> [WHAT YOU NEED TO DO]: Give the listing again exactly, omitting its images.

━━━━

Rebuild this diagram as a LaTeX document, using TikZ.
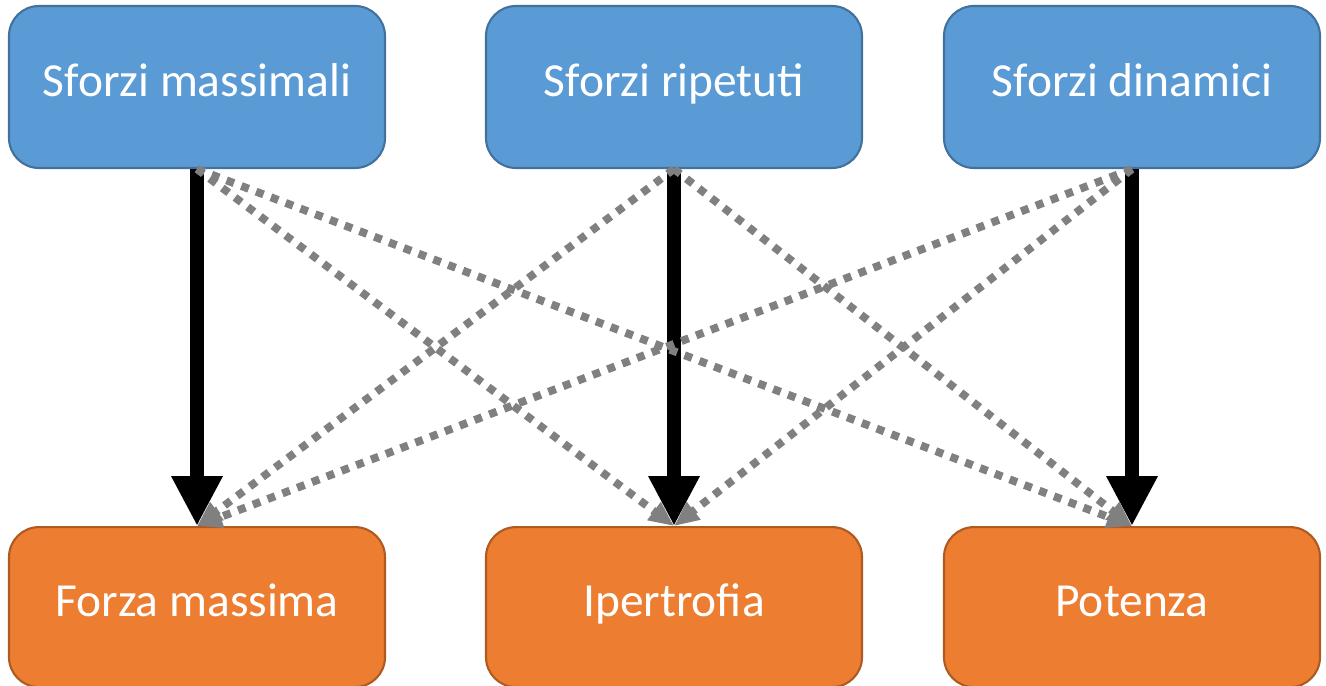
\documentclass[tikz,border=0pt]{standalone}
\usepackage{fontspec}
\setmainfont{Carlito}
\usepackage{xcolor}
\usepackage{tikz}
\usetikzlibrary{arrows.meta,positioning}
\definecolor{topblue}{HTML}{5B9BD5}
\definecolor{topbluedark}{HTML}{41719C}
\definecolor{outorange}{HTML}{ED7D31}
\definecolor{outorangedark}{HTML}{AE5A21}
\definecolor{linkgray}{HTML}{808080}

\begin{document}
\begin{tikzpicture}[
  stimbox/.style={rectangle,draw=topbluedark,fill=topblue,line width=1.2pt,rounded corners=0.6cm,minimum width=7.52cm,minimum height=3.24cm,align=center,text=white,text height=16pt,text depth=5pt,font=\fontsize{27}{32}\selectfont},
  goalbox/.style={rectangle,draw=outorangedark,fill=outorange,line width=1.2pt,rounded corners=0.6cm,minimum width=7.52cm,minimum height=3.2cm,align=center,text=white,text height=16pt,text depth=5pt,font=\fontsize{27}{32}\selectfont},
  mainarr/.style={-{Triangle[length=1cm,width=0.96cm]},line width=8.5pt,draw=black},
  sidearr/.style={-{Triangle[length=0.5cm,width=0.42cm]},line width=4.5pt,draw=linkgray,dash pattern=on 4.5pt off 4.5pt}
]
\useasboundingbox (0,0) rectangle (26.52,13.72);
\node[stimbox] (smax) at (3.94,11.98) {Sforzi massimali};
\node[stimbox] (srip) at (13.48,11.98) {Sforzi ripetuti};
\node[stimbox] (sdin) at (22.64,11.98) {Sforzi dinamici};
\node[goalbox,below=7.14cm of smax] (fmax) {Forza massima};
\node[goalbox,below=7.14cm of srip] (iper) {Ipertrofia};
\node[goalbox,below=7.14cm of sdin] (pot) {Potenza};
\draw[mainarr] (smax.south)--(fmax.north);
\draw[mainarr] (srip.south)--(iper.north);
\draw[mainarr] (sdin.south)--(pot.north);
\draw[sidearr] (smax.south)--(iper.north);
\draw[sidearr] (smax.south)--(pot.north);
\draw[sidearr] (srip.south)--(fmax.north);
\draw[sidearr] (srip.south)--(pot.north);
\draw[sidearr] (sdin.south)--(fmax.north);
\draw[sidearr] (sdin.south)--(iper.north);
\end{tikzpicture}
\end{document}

━━━━

> [SOLUTION FOR THIS EXERCISE]:
Rebuild this diagram as a LaTeX document, using TikZ.
\documentclass[tikz,border=0pt]{standalone}
\usepackage{fontspec}
\setmainfont{Carlito}
\usepackage{xcolor}
\usepackage{tikz}
\usetikzlibrary{arrows.meta,positioning}
\definecolor{topblue}{HTML}{5B9BD5}
\definecolor{topbluedark}{HTML}{41719C}
\definecolor{outorange}{HTML}{ED7D31}
\definecolor{outorangedark}{HTML}{AE5A21}
\definecolor{linkgray}{HTML}{808080}

\begin{document}
\begin{tikzpicture}[
  stimbox/.style={rectangle,draw=topbluedark,fill=topblue,line width=1.2pt,rounded corners=0.6cm,minimum width=7.52cm,minimum height=3.24cm,align=center,text=white,text height=16pt,text depth=5pt,font=\fontsize{27}{32}\selectfont},
  goalbox/.style={rectangle,draw=outorangedark,fill=outorange,line width=1.2pt,rounded corners=0.6cm,minimum width=7.52cm,minimum height=3.2cm,align=center,text=white,text height=16pt,text depth=5pt,font=\fontsize{27}{32}\selectfont},
  mainarr/.style={-{Triangle[length=1cm,width=0.96cm]},line width=8.5pt,draw=black},
  sidearr/.style={-{Triangle[length=0.5cm,width=0.42cm]},line width=4.5pt,draw=linkgray,dash pattern=on 4.5pt off 4.5pt}
]
\useasboundingbox (0,0) rectangle (26.52,13.72);
\node[stimbox] (smax) at (3.94,11.98) {Sforzi massimali};
\node[stimbox] (srip) at (13.48,11.98) {Sforzi ripetuti};
\node[stimbox] (sdin) at (22.64,11.98) {Sforzi dinamici};
\node[goalbox,below=7.14cm of smax] (fmax) {Forza massima};
\node[goalbox,below=7.14cm of srip] (iper) {Ipertrofia};
\node[goalbox,below=7.14cm of sdin] (pot) {Potenza};
\draw[mainarr] (smax.south)--(fmax.north);
\draw[mainarr] (srip.south)--(iper.north);
\draw[mainarr] (sdin.south)--(pot.north);
\draw[sidearr] (smax.south)--(iper.north);
\draw[sidearr] (smax.south)--(pot.north);
\draw[sidearr] (srip.south)--(fmax.north);
\draw[sidearr] (srip.south)--(pot.north);
\draw[sidearr] (sdin.south)--(fmax.north);
\draw[sidearr] (sdin.south)--(iper.north);
\end{tikzpicture}
\end{document}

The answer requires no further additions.